With no changes on the way, there’s no reason to think Iowa’s offense will get better. Before the season, I wrote that I didn’t expect the Hawkeyes to get better on offense because their personnel is largely the same. So far, I’ve been proven right.

Would a change at offensive coordinator or quarterback provide the Hawkeyes with a jolt of energy? I’m not sure. I don’t think we’ll find out this season.

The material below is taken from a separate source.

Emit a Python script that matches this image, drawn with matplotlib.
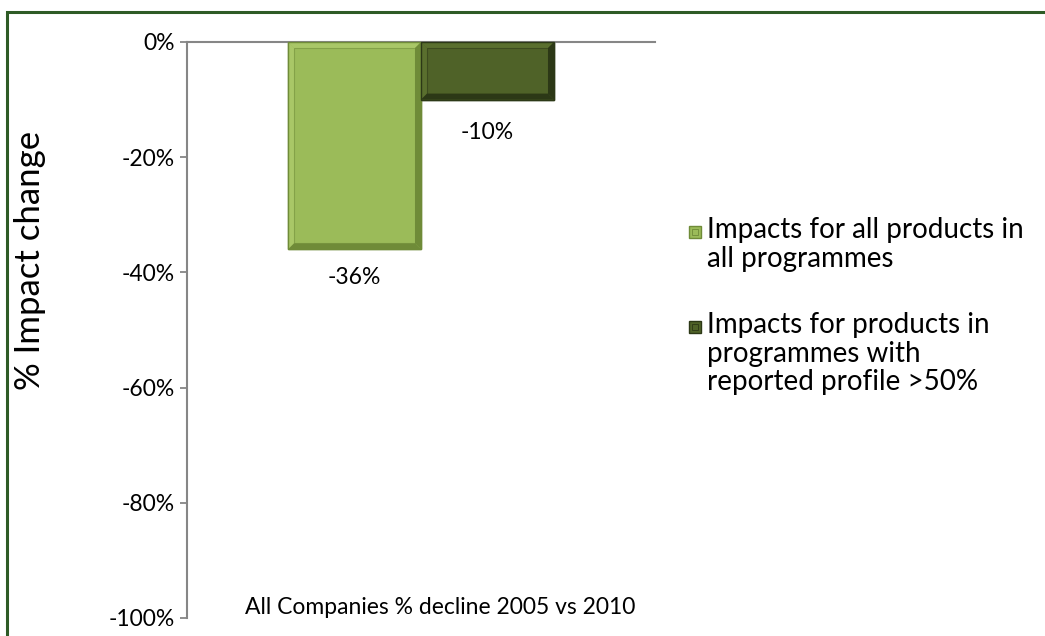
import matplotlib
matplotlib.use("Agg")
import matplotlib.pyplot as plt
from matplotlib.patches import Rectangle, Polygon
from matplotlib.transforms import IdentityTransform, ScaledTranslation
from matplotlib.ticker import FuncFormatter

plt.rcParams['font.family'] = ['Lato', 'DejaVu Sans']

# ── data ─────────────────────────────────────────────
category = "All Companies % decline 2005 vs 2010"
series_names = ["Impacts for all products in\nall programmes",
                "Impacts for products in\nprogrammes with\nreported profile >50%"]
values = [-36, -10]
y_ticks = [0, -20, -40, -60, -80, -100]

# (base, light bevel, dark bevel)
colors = [("#9BBB59", "#A9C767", "#6F8B38"),
          ("#4F6228", "#5A6F2E", "#2C3816")]

W, H = 1045, 636
fig = plt.figure(figsize=(W / 100, H / 100), dpi=100)
ax = fig.add_axes([187 / W, 18 / H, (655 - 187) / W, (618 - 42) / H])

bw = 133 / 468
offsets = [-bw / 2, bw / 2]
bars = []
for v, off, c in zip(values, offsets, colors):
    b = ax.bar(off, v, width=bw, color=c[0], edgecolor=c[2], linewidth=1.0, zorder=2)
    bars.append(b[0])

ax.set_xlim(-0.5, 0.5)
ax.set_ylim(-100, 0)
ax.set_yticks(y_ticks)
ax.yaxis.set_major_formatter(FuncFormatter(lambda v, _: f"{int(v)}%"))
ax.set_xticks([])
ax.tick_params(axis='y', length=5, width=1.3, color='#868686', pad=4,
               labelsize=16.5)
for s in ['right', 'bottom']:
    ax.spines[s].set_visible(False)
for s in ['left', 'top']:
    ax.spines[s].set_color('#868686')
    ax.spines[s].set_linewidth(1.5)
ax.spines['top'].set_zorder(3)
ax.set_ylabel("% Impact change", fontsize=25)
ax.yaxis.set_label_coords((46 - 187) / 468, (618 - 260) / 576)

# data labels below each bar
for b, v, dy in zip(bars, values, [-20, -24]):
    ax.annotate(f"{v}%", (b.get_x() + b.get_width() / 2, v),
                xytext=(0, dy), textcoords='offset points',
                ha='center', va='center', fontsize=16.5)

# category label
ax.text(0, -100, category, ha='center', va='center', fontsize=16.5,
        transform=ax.transData + ScaledTranslation(19 / 100, 10 / 100, fig.dpi_scale_trans))


def bevel(x0, y0, x1, y1, c, d=6):
    # display coords (origin bottom-left)
    base, light, dark = c
    pts_top = [(x0, y1), (x1, y1), (x1 - d, y1 - d), (x0 + d, y1 - d)]
    pts_left = [(x0, y0), (x0, y1), (x0 + d, y1 - d), (x0 + d, y0 + d)]
    pts_bot = [(x0, y0), (x1, y0), (x1 - d, y0 + d), (x0 + d, y0 + d)]
    pts_right = [(x1, y0), (x1, y1), (x1 - d, y1 - d), (x1 - d, y0 + d)]
    for pts, col in [(pts_top, light), (pts_left, light), (pts_bot, dark), (pts_right, dark)]:
        fig.patches.append(Polygon(pts, closed=True, facecolor=col, edgecolor='none',
                                   transform=IdentityTransform(), zorder=3))
    fig.patches.append(Rectangle((x0 + d, y0 + d), x1 - x0 - 2 * d, y1 - y0 - 2 * d,
                                 facecolor='none', edgecolor=dark, linewidth=0.8,
                                 alpha=0.5, transform=IdentityTransform(), zorder=3))
    fig.patches.append(Rectangle((x0, y0), x1 - x0, y1 - y0,
                                 facecolor='none', edgecolor=dark, linewidth=1.0,
                                 transform=IdentityTransform(), zorder=3))


for b, c in zip(bars, colors):
    ext = b.get_window_extent()
    bevel(ext.x0, ext.y0, ext.x1, ext.y1, c)

# legend, drawn by hand so the swatch sits on the first line
leg_y = [232, 327]
for name, c, yy in zip(series_names, colors, leg_y):
    x0, y0 = 689, H - yy - 6
    fig.patches.append(Rectangle((x0, y0), 12, 12, facecolor=c[0], edgecolor=c[2],
                                 linewidth=1.0, transform=IdentityTransform(), zorder=4))
    fig.patches.append(Rectangle((x0 + 3, y0 + 3), 6, 6, facecolor='none', edgecolor=c[2],
                                 linewidth=0.6, transform=IdentityTransform(), zorder=4))
    fig.text(707 / W, 1 - (yy - 15) / H, name, fontsize=20, ha='left', va='top',
             linespacing=1.13)

# outer chart border (top and left visible)
fig.patches.append(Rectangle((7 / W, -0.05), 1.1, 1 - 12 / H + 0.05, fill=False,
                             edgecolor='#2E5B26', linewidth=2.2,
                             transform=fig.transFigure, zorder=5))

fig.savefig("out.png", dpi=100)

I’ve argued Iowa should make a change at quarterback just for the sake of shaking things up. A switch at offensive coordinator or quarterback can’t make the Hawkeyes any worse than they are right now. The Hawkeyes ranked last in the FBS in total offense in four of the first five weeks of the season. Iowa is currently tied with Wisconsin and Northwestern for last place in the Big Ten West.

There’s even compelling evidence that suggests switching things up at QB will make Iowa’s offense better. In the three games backup quarterback Alex Padilla played three or more quarters in last season, Iowa scored 25.6 points per game.

The Hawkeyes already have an uphill battle to bowl eligibility in front of them. Iowa will play No. 3 Ohio State at Ohio Stadium in Columbus after its bye week.

If the Hawkeyes lose that game, they’ll be 3-4 on the year with five games left on their schedule. All four of Iowa’s last five regular season opponents (Northwestern, Wisconsin, Minnesota, Nebraska, and Purdue) average more points per game than Iowa’s 14.6.

If points per game statistics are any indicator, Iowa is on pace to finish the season 3-9. If Kirk Ferentz remains complacent at quarterback and offensive coordinator, he risks bowl ineligibility. The last time the Hawkeyes didn’t make a bowl was 2012, when they went 4-8.

I’m not ready to call for anybody’s jobs yet. It’s not something I find appetizing, and I’d hardly be the first person to do so. I’ll leave the demands to fire athletics staff to Iowa fans. I suspect the calls will only grow louder as the season drags on — especially if the Hawkeyes don’t make a bowl.